Cost Central claims to have both of these in stock with free ship. $29.99 for the case and $49.00 for the touchstone.


----------



## tullywork (Aug 28, 2011)

I ordered from this site on Friday, I ordered Touchpads (showed 2-3 weeks for delivery) as well as Touchstone's and cases. I got an email shortly after that said:

"Unfortunately, your order has been cancelled due to product availability. Please contact customer service with any concerns at (888) 327-6033."

I saw all the bad reviews on the web, but ordered anyway w/ an Amex (figured Amex would handle them if they ended up being crappy retailers)....the order still actually shows in their system, so not sure what the 'real deal' is, but I am not expecting much...the CC charge shows as 'pending' on my amex, which really doesn't mean much other than that they authorized the charge. I'll let you know if I hear anything further, I *may* call them on Monday to find out if the entire order is cancelled or just the Touchpads.

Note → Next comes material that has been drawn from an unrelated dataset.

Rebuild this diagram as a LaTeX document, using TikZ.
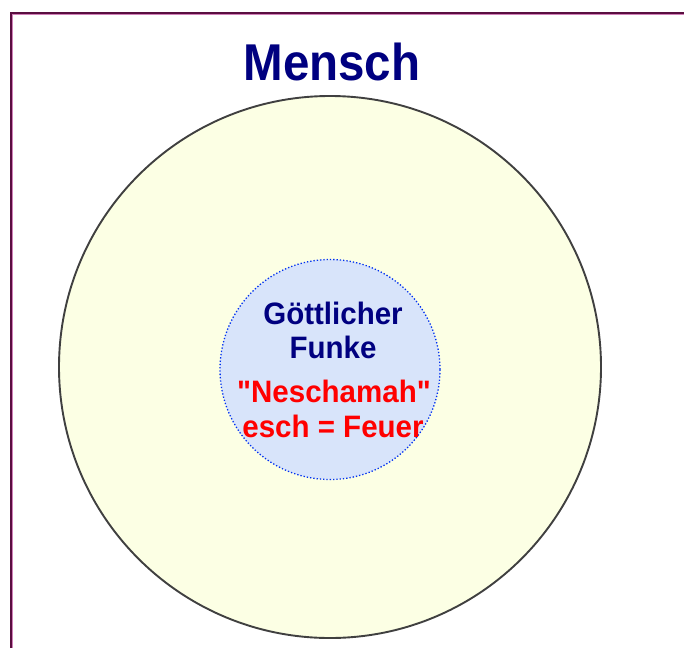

Good luck, but I wouldn't hold your breath!


----------



## Kpa2727 (Aug 24, 2011)

eh worth a shot, gotta love Paypal's Bill me later though.


----------



## justin108 (Aug 28, 2011)

If this is still up in the morning I will order one charger after I check all my local retailers for one. Thanks for the heads up.


----------



## 717200 (Aug 23, 2011)

Oh i read this wrong


----------